One time, I had a real job, and was in a union. And I was one of the top performers in a Fortune 40 company. I was stuck in a wage scale (which I understood, but didn't like) and stuck without being able to be promoted b/c of union rules on time-in-a-particular grade. My raises were pooled and decided by a union calculation. And when management told the union they had to start laying people off, they started by just laying off anyone with less than 5 years of service (I had 4+). Management asked specifically if they could keep me, because of the program I had started, because I was seen as a nationally-recognized subject matter expert, and because one of our main customers loved the work I was doing. Union said "we don't tell you which managers to hire, don't tell us which union members to fire." So I got to pay $50 a month for a group of people who worked less than I did, were worse at their job than I was, and who were less important to the company (and bottom line) to be paid more than I was, earn similar raises to mine, and not be protected in a layoff situation. Rewarding mediocrity and not being merit-based are only two of the reasons that I think unions are going the way of the dodo. If you're mediocre (or suck), they're great. If you're good, you're not rewarded.
I'm not for or against unions, they have a lot of positives and negatives. But while unions supposedly helped develop a middle class, as MH says, that only worked so long, I suppose.

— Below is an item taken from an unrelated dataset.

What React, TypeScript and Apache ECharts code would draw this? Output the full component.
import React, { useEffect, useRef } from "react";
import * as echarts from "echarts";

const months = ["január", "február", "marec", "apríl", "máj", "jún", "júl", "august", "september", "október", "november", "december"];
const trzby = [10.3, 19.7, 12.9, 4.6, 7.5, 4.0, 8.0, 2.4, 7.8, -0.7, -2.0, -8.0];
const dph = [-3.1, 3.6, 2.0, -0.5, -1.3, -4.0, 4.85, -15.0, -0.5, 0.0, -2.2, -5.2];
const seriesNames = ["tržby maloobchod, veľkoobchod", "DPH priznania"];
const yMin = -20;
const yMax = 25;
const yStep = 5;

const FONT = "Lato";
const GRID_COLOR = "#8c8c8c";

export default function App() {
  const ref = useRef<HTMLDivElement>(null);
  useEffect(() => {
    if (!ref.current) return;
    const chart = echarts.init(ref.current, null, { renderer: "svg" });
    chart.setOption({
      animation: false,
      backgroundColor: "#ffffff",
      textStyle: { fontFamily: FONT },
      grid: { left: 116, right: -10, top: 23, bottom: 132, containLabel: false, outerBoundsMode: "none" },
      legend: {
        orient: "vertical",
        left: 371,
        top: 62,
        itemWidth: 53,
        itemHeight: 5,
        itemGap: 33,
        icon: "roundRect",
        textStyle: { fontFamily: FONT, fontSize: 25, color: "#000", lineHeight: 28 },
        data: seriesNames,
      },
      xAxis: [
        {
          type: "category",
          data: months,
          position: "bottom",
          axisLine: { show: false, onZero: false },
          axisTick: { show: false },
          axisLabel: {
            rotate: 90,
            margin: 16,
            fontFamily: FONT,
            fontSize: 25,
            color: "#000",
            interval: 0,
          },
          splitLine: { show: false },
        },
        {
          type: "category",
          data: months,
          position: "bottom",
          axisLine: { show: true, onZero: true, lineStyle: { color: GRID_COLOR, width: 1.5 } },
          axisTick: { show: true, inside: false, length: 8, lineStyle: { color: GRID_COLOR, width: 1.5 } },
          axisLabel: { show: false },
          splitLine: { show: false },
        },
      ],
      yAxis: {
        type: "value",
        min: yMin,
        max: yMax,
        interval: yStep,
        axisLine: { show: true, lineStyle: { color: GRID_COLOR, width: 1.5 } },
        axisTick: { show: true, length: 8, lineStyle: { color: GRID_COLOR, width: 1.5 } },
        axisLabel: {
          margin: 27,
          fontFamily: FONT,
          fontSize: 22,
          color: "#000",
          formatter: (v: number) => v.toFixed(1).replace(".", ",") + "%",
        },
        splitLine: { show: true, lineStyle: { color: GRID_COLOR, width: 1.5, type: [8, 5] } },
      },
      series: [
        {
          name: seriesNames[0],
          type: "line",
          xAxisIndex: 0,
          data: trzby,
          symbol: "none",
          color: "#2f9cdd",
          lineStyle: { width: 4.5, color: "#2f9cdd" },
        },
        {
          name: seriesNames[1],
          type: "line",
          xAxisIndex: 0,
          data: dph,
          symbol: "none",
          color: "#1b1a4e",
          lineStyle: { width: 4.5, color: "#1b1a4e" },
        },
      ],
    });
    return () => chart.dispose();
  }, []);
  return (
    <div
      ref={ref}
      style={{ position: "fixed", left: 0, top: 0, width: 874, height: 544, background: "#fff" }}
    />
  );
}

I have no problem insulting people who 'don't believe what I believe in' if what they believe is a intentional lie. Maybe you missed the first post in this thread, a video labeling Union members as thugs. That video is an edited lie. I may be a jerk but at least I don't lie to people in order to get them on my side. I realize that I am much ruder than all the other kind gents in this thread. You should flip back through the comment thread and read all the generous offers to shove things in my mouth or the kind well wishers for my family to starve. I have felt great love in this thread from 'conservatives' who care about their fellow man. Sorry if my spanking joke offended you. But just to be clear, any child that thinks it is OK to steal would be in need of some kind of reform. Otherwise they might grow up to be a criminal, like the hedge fund managers at Hostess. I would be disappointed in my children if they grew up to behave like that.